JERUSALEM, June 19 (Reuters) - Israel is creating a system for new publicly traded funds to invest in a multi-billion dollar pipeline of infrastructure projects, a move that would lower finance costs and offer the public new investments with tax breaks.
Israel has the developed world’s most congested roads, something that has hampered economic growth, and the government is partnering with the private sector to unroll several massive transport projects to ease the pressure.
This includes a 9 billion shekel ($2.5 billion) extension to Jerusalem’s inner-city train and more than 10 billion shekels for the first lines of a light rail in Tel Aviv.
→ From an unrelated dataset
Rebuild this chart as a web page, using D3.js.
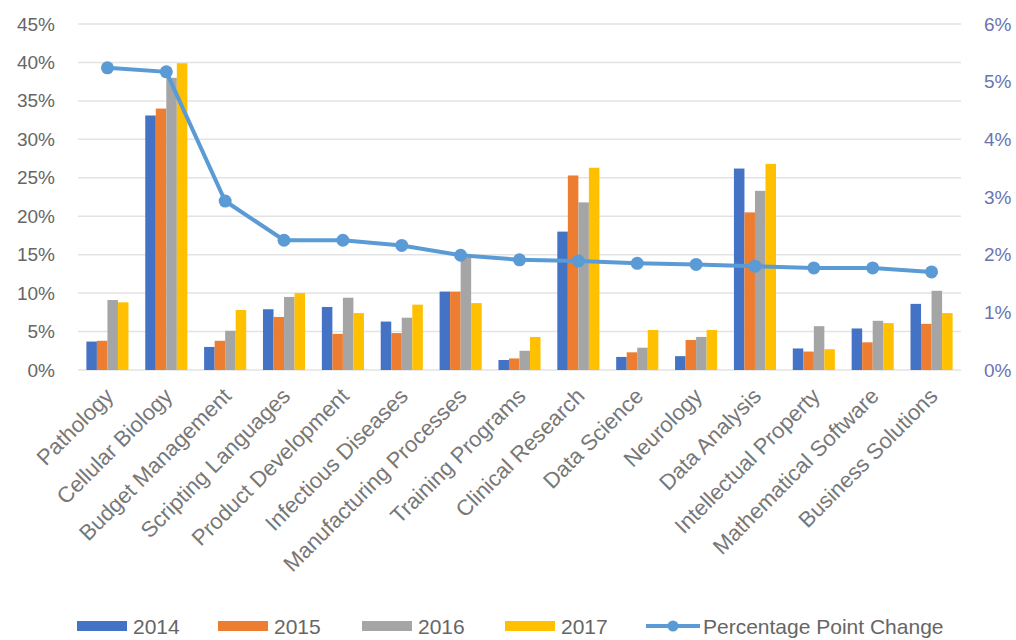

It also has planned a number of water and energy related projects.
Only a small number of institutions have funded such enterprises in the past, making financing costs relatively high.
A government panel, backed by Israel’s securities and tax authorities and the Finance Ministry, recommended on Wednesday the establishment of infrastructure investment funds that within three years of being formed will list on the Tel Aviv Stock Exchange.
These funds, the panel said, will add sources for project financing, lower credit and capital costs and help the much-needed projects get built.
“The traded funds will be a new investment channel for the public and allow it to be a direct partner in investments in the field,” it said, adding that the investment will have tax benefits similar to real estate investment trusts.
At least 75% of the projects in which the funds will invest will be in Israel.